Studios today aren’t as enthusiastic about taking gambles on films as they once were, especially not mid-budget movies about fashion aimed at young women. They want the financial insurance of existing IP — a toy perhaps. Sequels of beloved films with ardent fanbases are seen as minimal risk. This may explain why this movie contains an unfathomable number of callbacks and Easter eggs to its predecessor while lacking any distinguishing “cerulean” moment. 

What is distinguishable is the marketing and brand tie-ins. Diet Coke (of course, it’s Diet Coke) released specialty cans featuring the movie’s signature red heel logo, and you can apparently order Miranda Priestly’s favorite drink off the Starbucks “secret” menu. The film also, according to CNN, officially partnered with L’Oréal Paris, Smartwater, Samsung Galaxy, Lancôme, TRESemmé, Havaianas, Grey Goose, Google, Mercedes-Benz, Tiffany & Co., Dior, and Valentino fragrance.

This business is tough to watch. 

There’s also the matter of Benji and his new fiancé bearing an uncanny resemblance to Jeff and Lauren Bezos, this year’s extremely controversial Met Gala “honorary chairs.” According to the New York Times, the couple were initially just expected to be the lead sponsors of both the event and the exhibition, but this secondary role, which “comes with a place in the receiving line and a position at the top of the Met steps,” was later announced. The film does not legitimize them; there’s an understanding that if they got their hands on Runway, it would be the end. Yet, Anna Wintour, the real-life Priestly, seems to be softer than her fictional counterpart: In addition to the Met Gala, Vogue covered the Bezos wedding extensively and drew backlash for glamorizing a billionaire whose company is known for numerous on-site employee deaths and aggressive union-busting, among other problems. 

It’s not as if the first movie was immune to the realities of capitalism. Miranda’s (and perhaps Anna Wintour’s too) eternal conundrum is that she believes in art and, at the same time, understands the necessity of money to protect it. Capital allows beauty to exist, and its existence within our current system is, according to Miranda, better than it going away entirely. 
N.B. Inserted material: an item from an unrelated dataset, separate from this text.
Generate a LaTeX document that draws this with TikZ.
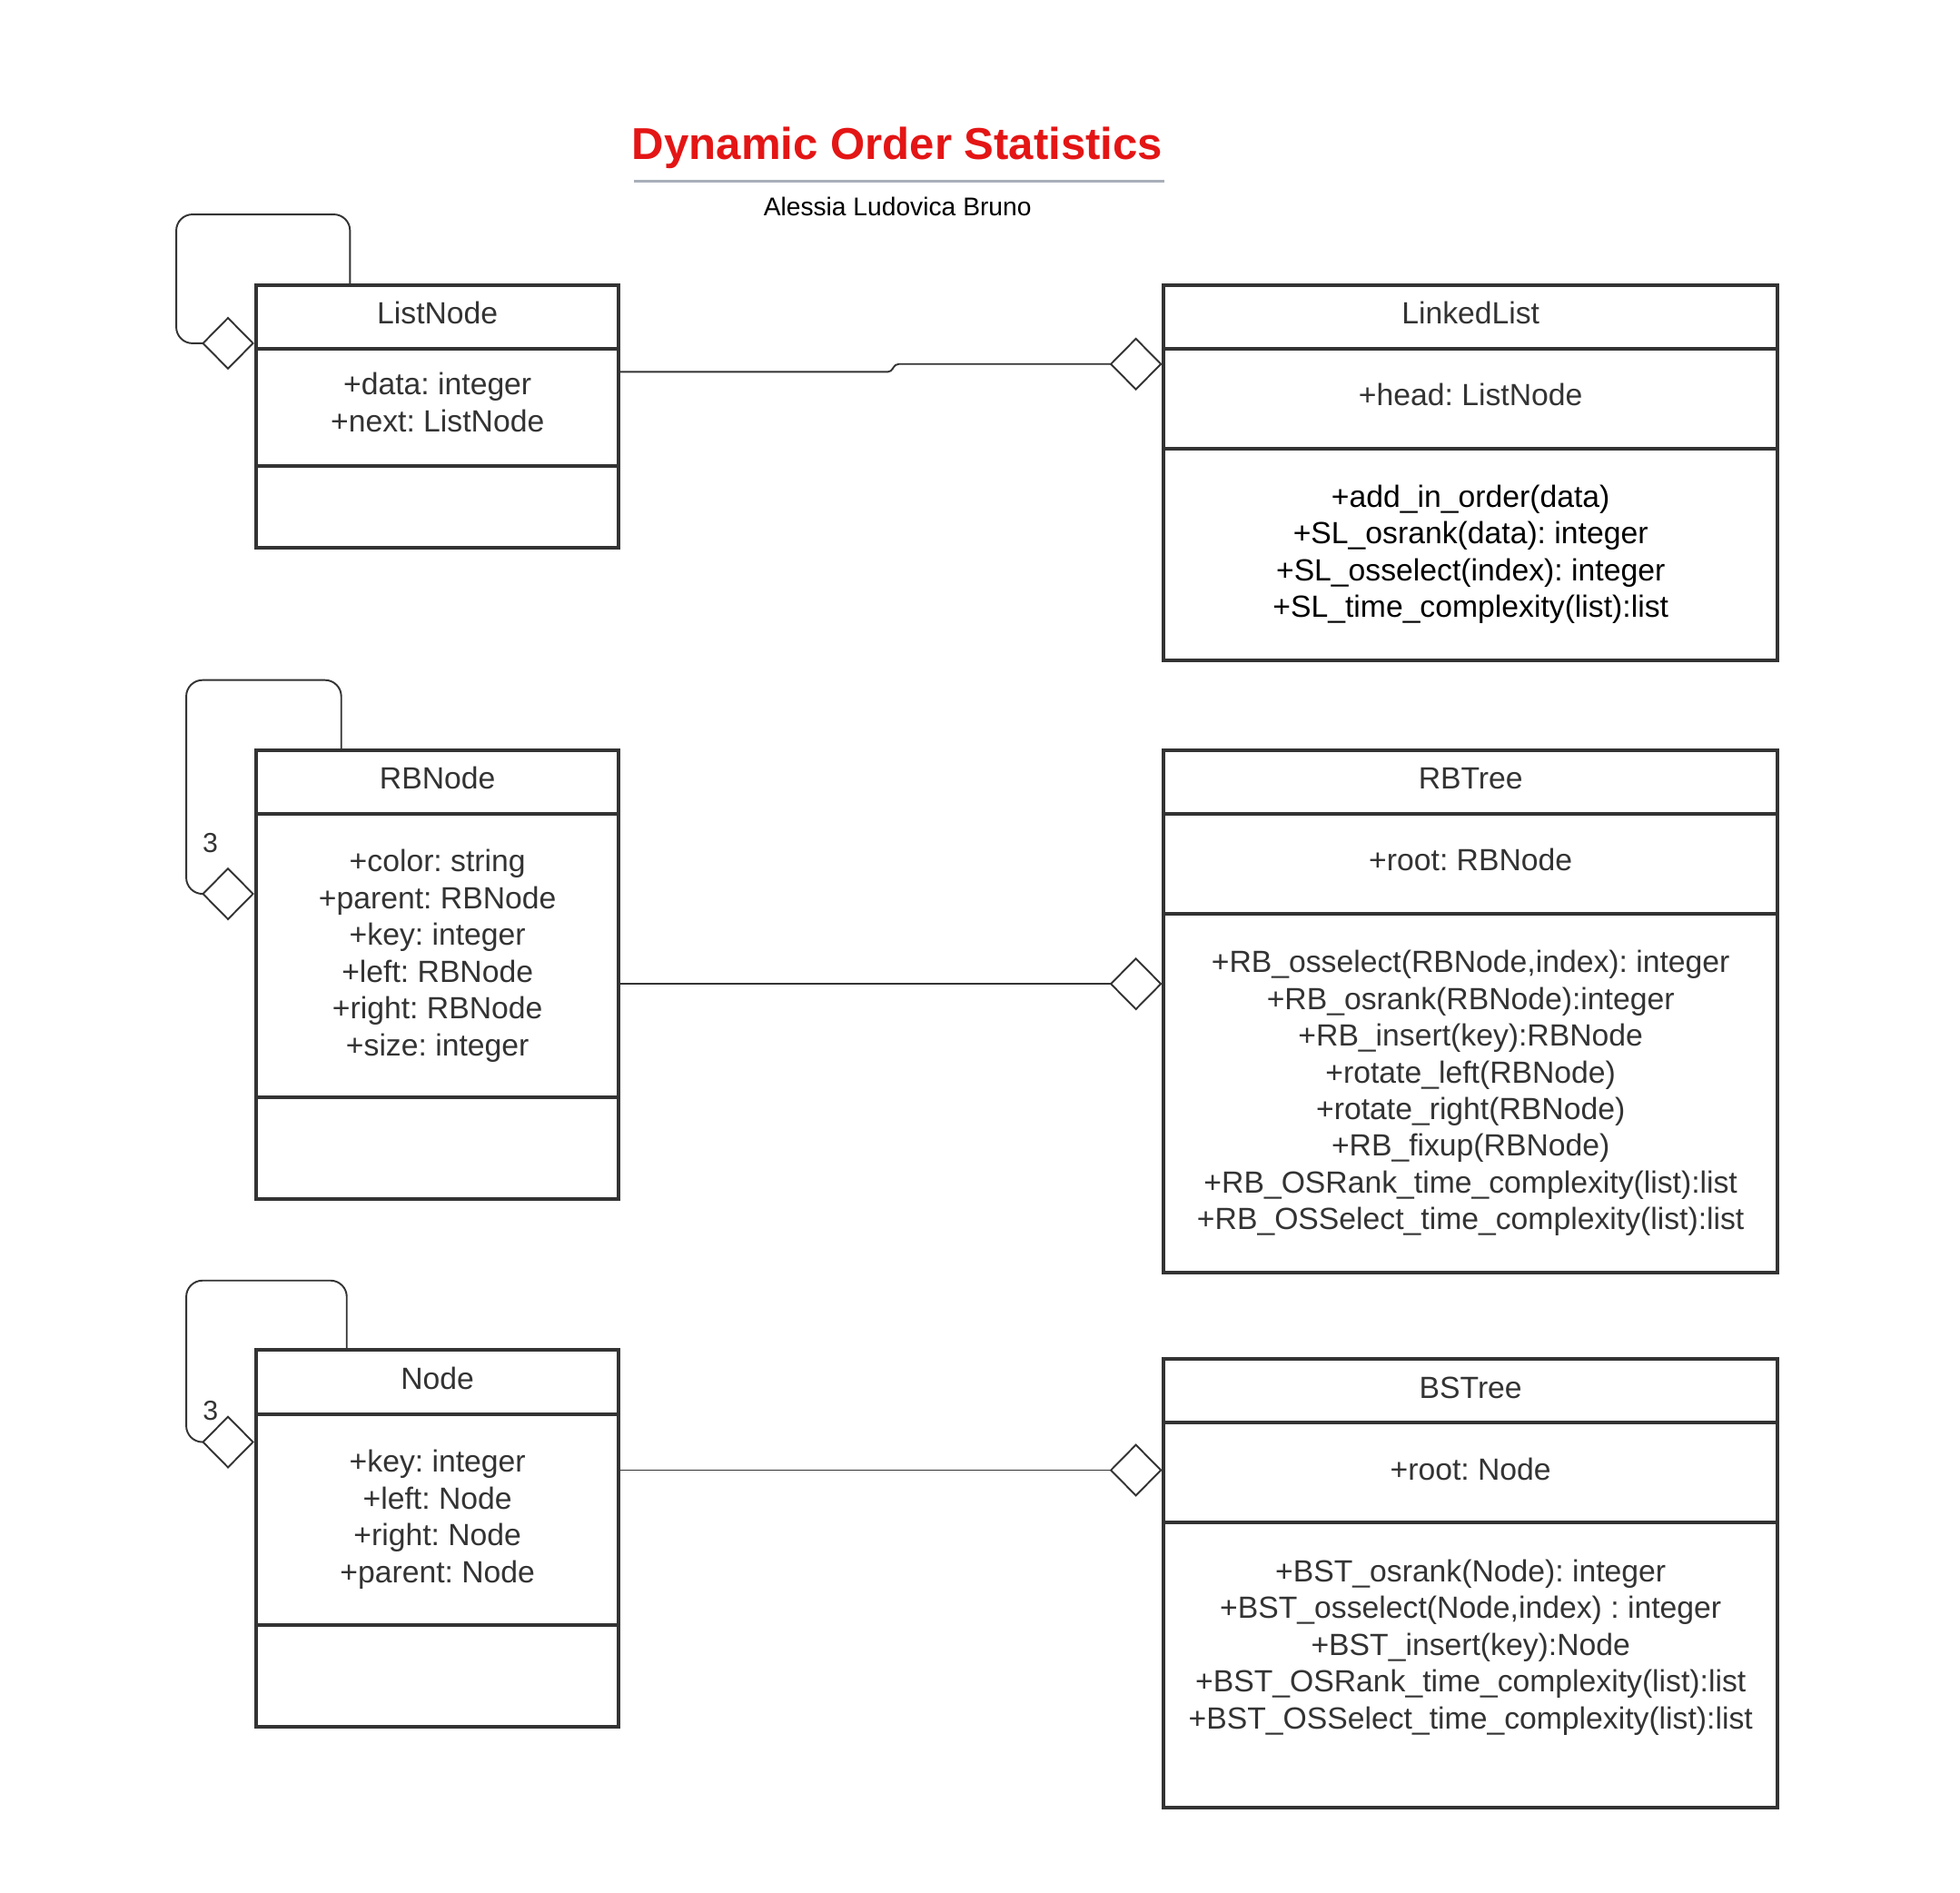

But there’s something askew this time around. It’s more difficult to believe the sequel’s “art will triumph in the end” narrative when you’re eating popcorn from a Devil Wears Prada 2 handbag popcorn bucket ($39.95) and when its parent company is the apex predator of hollow mass consumerism. 

Perhaps that’s the real, more depressing, more millennial ending that the first one left unwritten: A movie about fashion, the sanctity of art and creativity, and the importance of journalism is actually the embodiment of millions of dollars in brand deals, an exercise in unoriginality, and was greenlit by soft pant-wearing executives, just like the ones the film warns us about. They’ve already won. And if this charming but bleak sequel makes enough money to make their investment worth it, that’s their happily ever after.